Early passports had no photographs, of course. Nevertheless, as Craig Robertson, a professor of communication studies at Northeastern University in Boston and the author of a history of American passports, points out, it was routinely accepted by the authorities that “the person presenting (a pre-modern passport) was the person named in the document.”
In the late 18th century, the newly formed federal government of the United States as a sign of its sovereignty issued French-style passports as most European countries did. Still, any passport or visa requirements did not halt the persecuted — the term réfugié was first used to describe the flight of the French Huguenots in 1685 when their religious rights were revoked — from seeking asylum in foreign lands.
From 1815 to 1913, the advent of the Industrial Revolution and the improvements in shipping and the construction of railways led to both the mass emigration of millions of people around the globe in search of work and freedom as well as to the birth of leisure travel. Only immigration restrictions such as, in the 1880s, the Canada’s notorious Chinese head tax and the U.S. Chinese Exclusion Act prevented this movement.
War naturally made governments nervous about permitting everyone and anyone across their borders. During the U.S. Civil War, for instance, the American government insisted British North Americans living in the Province of Canada and the Maritime Provinces have proper documentation before entering U.S. territory. And paranoia about spies and revolutionaries during the First World War made passports with photographs mandatory — a system worked out further at international gatherings in the 1920s.
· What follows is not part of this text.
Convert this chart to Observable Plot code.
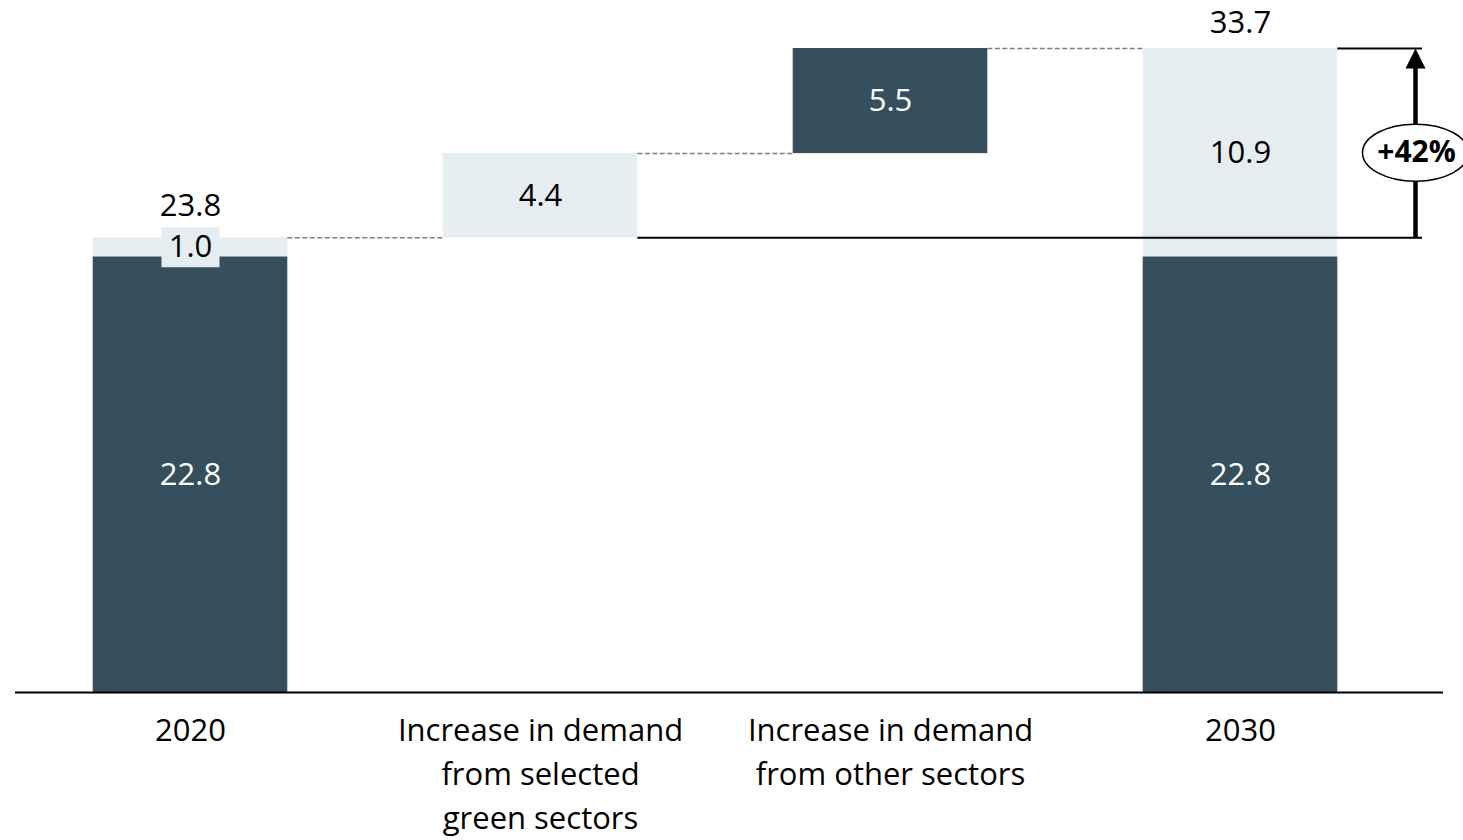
<!DOCTYPE html>
<html><head><meta charset="utf-8">
<script src="https://cdn.jsdelivr.net/npm/d3@7"></script>
<script src="https://cdn.jsdelivr.net/npm/@observablehq/plot@0.6"></script>
<style>html,body{margin:0;padding:0;background:#fff;} svg{display:block}</style>
</head><body><div id="chart"></div>
<script>
// ---- data ----
const categories = ["2020", "Increase in demand\nfrom selected\ngreen sectors", "Increase in demand\nfrom other sectors", "2030"];
const base2020 = 22.8;
const other2020 = 1.0;
const increases = [4.4, 5.5];
const base2030 = 22.8;
const other2030 = 10.9;
const totals = [23.8, 33.7];
const growthLabel = "+42%";

// ---- style ----
const DARK = "#35505C", LIGHT = "#E5EDF0";
const HALF = 0.278;          // half bar width in category units
const annotX = 3.5;          // position of growth arrow
const lineEndX = 3.52;       // end of reference lines
const FONT = "Open Sans";

// ---- build segments ----
const segs = [
  {i: 0, y1: 0, y2: base2020, v: base2020, fill: DARK},
  {i: 0, y1: base2020, y2: base2020 + other2020, v: other2020, fill: LIGHT}
];
let run = base2020 + other2020;
const levels = [run];
increases.forEach((v, k) => {
  segs.push({i: k + 1, y1: run, y2: run + v, v, fill: k === 0 ? LIGHT : DARK});
  run += v;
  levels.push(run);
});
segs.push({i: 3, y1: 0, y2: base2030, v: base2030, fill: DARK});
segs.push({i: 3, y1: base2030, y2: base2030 + other2030, v: other2030, fill: LIGHT});

const connectors = levels.map((y, k) => ({from: k, to: k + 1, y}));

// custom symbols
const boxSymbol = {draw(ctx) { ctx.moveTo(-29, -20); ctx.lineTo(29, -20); ctx.lineTo(29, 20); ctx.lineTo(-29, 20); ctx.closePath(); }};
const triSymbol = {draw(ctx) { ctx.moveTo(0, 0); ctx.lineTo(10, 20); ctx.lineTo(-10, 20); ctx.closePath(); }};
const ellipseSymbol = {draw(ctx) {
  const rx = 53, ry = 28.5, k = 0.5523;
  ctx.moveTo(rx, 0);
  ctx.bezierCurveTo(rx, ry * k, rx * k, ry, 0, ry);
  ctx.bezierCurveTo(-rx * k, ry, -rx, ry * k, -rx, 0);
  ctx.bezierCurveTo(-rx, -ry * k, -rx * k, -ry, 0, -ry);
  ctx.bezierCurveTo(rx * k, -ry, rx, -ry * k, rx, 0);
  ctx.closePath();
}};

const smallSeg = segs[1];

const chart = Plot.plot({
  width: 1463,
  height: 840,
  marginTop: 48,
  marginBottom: 148,
  marginLeft: 15,
  marginRight: 20,
  x: {type: "linear", domain: [-0.5, 3.58], axis: null},
  y: {domain: [0, totals[1]], axis: null},
  style: {fontFamily: FONT, background: "white"},
  marks: [
    Plot.rect(segs, {x1: d => d.i - HALF, x2: d => d.i + HALF, y1: "y1", y2: "y2", fill: "fill"}),
    Plot.ruleY(connectors, {x1: d => d.from + HALF, x2: d => d.to - HALF, y: "y", stroke: "#7f7f7f", strokeWidth: 1.5, strokeDasharray: "5,2.5"}),
    Plot.ruleY([levels[0]], {x1: 1 + HALF, x2: lineEndX, stroke: "black", strokeWidth: 2}),
    Plot.ruleY([totals[1]], {x1: 3 + HALF, x2: lineEndX, stroke: "black", strokeWidth: 2}),
    Plot.ruleY([0], {stroke: "black", strokeWidth: 2}),
    Plot.ruleX([annotX], {y1: levels[0], y2: totals[1] - 0.6, stroke: "black", strokeWidth: 4.5}),
    Plot.dot([{x: annotX, y: totals[1]}], {x: "x", y: "y", symbol: triSymbol, fill: "black", stroke: "none"}),
    Plot.dot([{x: annotX, y: base2030 + other2030 / 2}], {x: "x", y: "y", symbol: ellipseSymbol, fill: "white", stroke: "black", strokeWidth: 1.5}),
    Plot.text([{x: annotX, y: base2030 + other2030 / 2}], {x: "x", y: "y", text: () => growthLabel, fontSize: 30, fontWeight: "bold", fill: "black", dx: 1}),
    Plot.dot([smallSeg], {x: d => d.i, y: d => (d.y1 + d.y2) / 2, symbol: boxSymbol, fill: LIGHT, stroke: "none"}),
    Plot.text(segs, {x: d => d.i, y: d => (d.y1 + d.y2) / 2, text: d => d.v.toFixed(1), fill: d => d.fill === DARK ? "white" : "black", fontSize: 31}),
    Plot.text([totals[0]], {x: 0, y: d => d, text: d => d.toFixed(1), fontSize: 31, fill: "black", dy: -32}),
    Plot.text([totals[1]], {x: 3, y: d => d, text: d => d.toFixed(1), fontSize: 31, fill: "black", dy: -25}),
    Plot.text(categories, {x: (d, i) => i, y: 0, text: d => d, lineAnchor: "top", dy: 17, fontSize: 31, lineHeight: 1.42, fill: "black"})
  ]
});
document.getElementById("chart").appendChild(chart);
</script>
</body></html>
Upper- and middle-class travellers soon loathed what the press of the day called “passport nuisance,” as Robertson writes; even the railway magnate W.K. Vanderbilt was hassled on a trip in 1915. Yet for those uprooting their lives for employment, religious or other reasons, economic and social considerations soon also meant that besides a passport, a traveller or immigrant often needed a visa or permit to stay in a foreign country for any length of time and to be able to work there. The onset of the Depression only made matters worse.
As Stefan Zweig discovered, being stateless meant you had no rights. Zweig, at least, had the resources and celebrity that allowed him to leave Europe. However, as is well documented, a majority of German-Jews attempting to escape oppressive Nazi rule had far fewer options with countries like Canada and, to a lesser extent, the U.S. keeping their doors closed to them.
Sometimes, too, entrance visas could be rescinded as the 907 German Jewish refugees on board the SS St. Louis in May 1938 learned to their dismay. The ship was bound for Cuba. The passengers each had paid the $150 the Cubans charged for the visa. Yet when the ship arrived, Cuban officials, believing Nazi anti-Semitic propaganda the Jews were criminals, revoked the visas (22 of the Jewish passengers with U.S. visas were allowed to disembark).
The ship languished for a week, but no South or North American country including Canada or the U.S. would let them land. The St. Louis’ captain had no choice but to return to Europe, though not to Germany. Great Britain, France, Belgium and Holland finally gave them sanctuary. Of the 908 on the ship, 254 perished in the war.
After 1945, as countries continued to strictly guard their borders, regulations governing passports and visas were rigidly enforced — a reality that has taken on a whole new meaning in the post-911 age.
Like anything, routine passports have seemingly outlived their purpose and in the near future are bound to be replaced with retina scans or face recognition technology. At the same time, as is evident by the current tragic plight of thousands of refugees in war-torn Iraq and Syria, humanitarian, political and security concerns continue to be weighed against each other with the lives of the helpless victims hanging in the balance.
Now & Then is a column in which historian Allan Levine puts the events of today in a historical context.